The Wife’s first three husbands were older than her, but good, and rich. She would often scold them whenever they accused her of being extravagant with their money, spending it on fine clothes, gold and jewellery.  She knew her husbands were rich, but they always pleaded poverty. They also tried to stop her visiting her numerous women friends. One of her husbands thought she was being unfaithful, but she was always true to her husbands while they were alive. She was frustrated with the fact that just as she obtained mastery over one of her husbands, they would go and die on her.

Her fourth husband was different from the first three, and he had a mistress, which offended her because she was in her prime. She decided to get her revenge by making him think she was being unfaithful.  He too died, and her last husband was a young Clerk who was half her age.
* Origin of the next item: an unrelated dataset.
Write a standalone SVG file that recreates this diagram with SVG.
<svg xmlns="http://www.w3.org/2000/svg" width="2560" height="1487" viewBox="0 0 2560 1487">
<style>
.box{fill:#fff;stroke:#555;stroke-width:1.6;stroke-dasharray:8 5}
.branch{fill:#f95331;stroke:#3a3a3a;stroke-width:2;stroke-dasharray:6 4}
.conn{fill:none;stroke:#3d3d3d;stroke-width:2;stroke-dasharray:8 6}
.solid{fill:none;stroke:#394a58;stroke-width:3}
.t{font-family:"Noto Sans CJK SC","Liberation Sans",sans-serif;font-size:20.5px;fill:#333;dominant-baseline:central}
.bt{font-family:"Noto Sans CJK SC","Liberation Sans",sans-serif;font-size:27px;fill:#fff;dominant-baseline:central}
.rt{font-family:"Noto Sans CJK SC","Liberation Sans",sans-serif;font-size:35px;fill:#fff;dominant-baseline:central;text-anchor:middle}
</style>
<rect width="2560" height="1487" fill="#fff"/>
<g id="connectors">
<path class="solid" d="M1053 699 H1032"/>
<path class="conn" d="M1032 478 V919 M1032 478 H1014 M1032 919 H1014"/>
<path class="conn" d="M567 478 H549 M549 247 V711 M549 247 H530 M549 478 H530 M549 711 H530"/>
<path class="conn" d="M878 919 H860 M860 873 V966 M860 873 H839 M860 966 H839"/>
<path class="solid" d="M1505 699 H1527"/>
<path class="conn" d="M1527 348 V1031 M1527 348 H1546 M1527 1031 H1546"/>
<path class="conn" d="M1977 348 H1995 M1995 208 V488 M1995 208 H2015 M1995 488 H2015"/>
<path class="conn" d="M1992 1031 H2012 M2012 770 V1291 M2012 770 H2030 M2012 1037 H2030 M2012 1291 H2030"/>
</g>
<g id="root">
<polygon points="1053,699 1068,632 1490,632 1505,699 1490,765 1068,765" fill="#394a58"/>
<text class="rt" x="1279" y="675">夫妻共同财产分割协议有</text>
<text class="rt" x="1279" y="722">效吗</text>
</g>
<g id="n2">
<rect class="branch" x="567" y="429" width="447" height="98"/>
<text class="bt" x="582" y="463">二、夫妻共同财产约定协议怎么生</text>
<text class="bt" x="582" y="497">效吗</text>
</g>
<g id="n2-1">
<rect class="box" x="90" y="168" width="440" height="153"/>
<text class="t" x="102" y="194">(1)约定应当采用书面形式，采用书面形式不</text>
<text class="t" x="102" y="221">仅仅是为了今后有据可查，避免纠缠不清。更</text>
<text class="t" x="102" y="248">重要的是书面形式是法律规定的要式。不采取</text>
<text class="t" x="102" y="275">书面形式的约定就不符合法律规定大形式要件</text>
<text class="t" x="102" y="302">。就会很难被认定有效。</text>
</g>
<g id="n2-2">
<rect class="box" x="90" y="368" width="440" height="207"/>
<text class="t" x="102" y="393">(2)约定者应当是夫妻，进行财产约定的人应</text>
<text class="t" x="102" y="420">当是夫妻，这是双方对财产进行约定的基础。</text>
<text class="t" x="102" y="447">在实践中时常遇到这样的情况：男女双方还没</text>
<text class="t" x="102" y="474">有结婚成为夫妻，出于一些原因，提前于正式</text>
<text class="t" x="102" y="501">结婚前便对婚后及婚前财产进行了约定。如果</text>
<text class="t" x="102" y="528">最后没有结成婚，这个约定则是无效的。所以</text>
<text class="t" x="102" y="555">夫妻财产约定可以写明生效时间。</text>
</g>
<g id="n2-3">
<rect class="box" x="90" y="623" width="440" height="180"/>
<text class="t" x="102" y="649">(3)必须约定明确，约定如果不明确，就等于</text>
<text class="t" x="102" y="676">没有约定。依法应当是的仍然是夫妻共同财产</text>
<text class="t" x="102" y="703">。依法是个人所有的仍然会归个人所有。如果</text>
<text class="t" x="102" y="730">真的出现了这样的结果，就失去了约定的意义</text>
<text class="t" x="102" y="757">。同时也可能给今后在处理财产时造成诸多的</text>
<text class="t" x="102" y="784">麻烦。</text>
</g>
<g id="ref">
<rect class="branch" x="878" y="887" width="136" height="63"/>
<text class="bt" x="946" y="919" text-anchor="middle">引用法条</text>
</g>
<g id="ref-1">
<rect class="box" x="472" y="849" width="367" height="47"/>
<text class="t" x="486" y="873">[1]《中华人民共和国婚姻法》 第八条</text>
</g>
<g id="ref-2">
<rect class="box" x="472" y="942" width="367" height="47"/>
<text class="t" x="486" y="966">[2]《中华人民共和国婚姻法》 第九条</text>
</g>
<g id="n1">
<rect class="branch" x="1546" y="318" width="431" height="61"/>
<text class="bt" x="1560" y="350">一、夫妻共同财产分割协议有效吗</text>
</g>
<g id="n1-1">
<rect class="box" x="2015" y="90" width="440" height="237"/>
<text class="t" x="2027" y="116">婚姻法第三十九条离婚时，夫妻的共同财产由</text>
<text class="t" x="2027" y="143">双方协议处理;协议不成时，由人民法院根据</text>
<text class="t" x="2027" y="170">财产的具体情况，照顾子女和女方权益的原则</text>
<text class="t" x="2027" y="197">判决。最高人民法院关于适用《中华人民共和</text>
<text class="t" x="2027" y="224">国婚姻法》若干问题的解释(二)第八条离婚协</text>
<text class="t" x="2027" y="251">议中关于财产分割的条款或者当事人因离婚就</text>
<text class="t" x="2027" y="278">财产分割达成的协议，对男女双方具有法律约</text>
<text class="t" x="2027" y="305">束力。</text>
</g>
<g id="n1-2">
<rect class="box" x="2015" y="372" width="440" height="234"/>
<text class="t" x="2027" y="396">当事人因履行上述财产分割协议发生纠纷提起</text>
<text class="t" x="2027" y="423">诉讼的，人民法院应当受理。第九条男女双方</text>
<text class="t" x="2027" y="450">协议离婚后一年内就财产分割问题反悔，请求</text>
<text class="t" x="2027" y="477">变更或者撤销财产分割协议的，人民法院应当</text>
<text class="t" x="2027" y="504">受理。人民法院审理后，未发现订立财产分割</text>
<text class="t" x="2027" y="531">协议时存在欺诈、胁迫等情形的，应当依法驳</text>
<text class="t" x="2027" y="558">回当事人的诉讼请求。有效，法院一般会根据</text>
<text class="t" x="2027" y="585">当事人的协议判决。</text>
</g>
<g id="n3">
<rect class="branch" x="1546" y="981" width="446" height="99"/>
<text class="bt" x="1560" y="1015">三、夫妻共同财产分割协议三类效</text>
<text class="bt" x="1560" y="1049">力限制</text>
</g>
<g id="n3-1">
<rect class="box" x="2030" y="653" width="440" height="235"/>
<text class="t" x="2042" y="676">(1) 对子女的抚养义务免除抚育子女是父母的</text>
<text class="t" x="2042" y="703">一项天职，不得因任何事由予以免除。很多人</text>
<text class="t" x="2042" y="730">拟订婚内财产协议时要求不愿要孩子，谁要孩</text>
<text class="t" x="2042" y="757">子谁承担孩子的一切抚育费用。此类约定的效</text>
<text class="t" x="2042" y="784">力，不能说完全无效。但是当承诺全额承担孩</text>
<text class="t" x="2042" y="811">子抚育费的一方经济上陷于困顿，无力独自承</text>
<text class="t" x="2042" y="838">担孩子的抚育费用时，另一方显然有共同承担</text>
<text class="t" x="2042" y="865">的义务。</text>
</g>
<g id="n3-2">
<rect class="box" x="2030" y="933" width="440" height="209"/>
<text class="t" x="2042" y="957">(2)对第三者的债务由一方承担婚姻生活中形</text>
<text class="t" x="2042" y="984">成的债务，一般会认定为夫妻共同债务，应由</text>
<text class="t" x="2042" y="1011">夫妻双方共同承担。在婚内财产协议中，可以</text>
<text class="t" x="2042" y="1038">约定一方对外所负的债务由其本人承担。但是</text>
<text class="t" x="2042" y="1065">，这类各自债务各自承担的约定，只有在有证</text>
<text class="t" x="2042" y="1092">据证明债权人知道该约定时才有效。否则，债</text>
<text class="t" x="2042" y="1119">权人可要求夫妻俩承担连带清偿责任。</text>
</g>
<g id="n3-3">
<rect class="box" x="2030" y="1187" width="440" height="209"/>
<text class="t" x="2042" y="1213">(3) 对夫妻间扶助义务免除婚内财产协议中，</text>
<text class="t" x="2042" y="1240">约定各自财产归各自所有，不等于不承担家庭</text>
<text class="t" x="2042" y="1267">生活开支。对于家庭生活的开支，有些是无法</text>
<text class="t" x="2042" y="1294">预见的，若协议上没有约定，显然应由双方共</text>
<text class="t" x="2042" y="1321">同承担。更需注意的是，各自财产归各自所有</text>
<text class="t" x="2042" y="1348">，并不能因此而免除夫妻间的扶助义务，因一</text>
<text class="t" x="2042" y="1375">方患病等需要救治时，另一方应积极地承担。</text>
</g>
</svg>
This marriage was a marriage of love and not for wealth. However, the young Clerk spent all his time reading books and he collected books, which showed women in an unfavorable light.

One night she had had enough of this treatment and she hit him over the head with one of his books and he fell into the fire. He jumped up and hit the Wife of Bath, and she fell to the floor and pretended to be dead. He was so upset that he promised her anything if she would live. This is how she gained control over her last husband.


The prologue to the Wife of Bath’s tale is actually longer than her tale.

Chaucer uses it to justify the five marriages that the Wife of Bath entered into.

The clear suggestion is that what women most desire is to have complete control over their husbands.

There are also additional comments concerning the chastity of women. It was widely thought in Medieval England that a life of chastity would bring the person closer to God.  The Wife of Bath’s reaction to this is that if women remained virgins, there would nobody left to give birth to more virgins.

It is evident that the Wife of Bath enjoyed sex, and another point she is making is that sex should be enjoyed, not tolerated by women.

Chaucer is making quite revolutionary points for these times, hinting that women should not be submissive in sexual matters.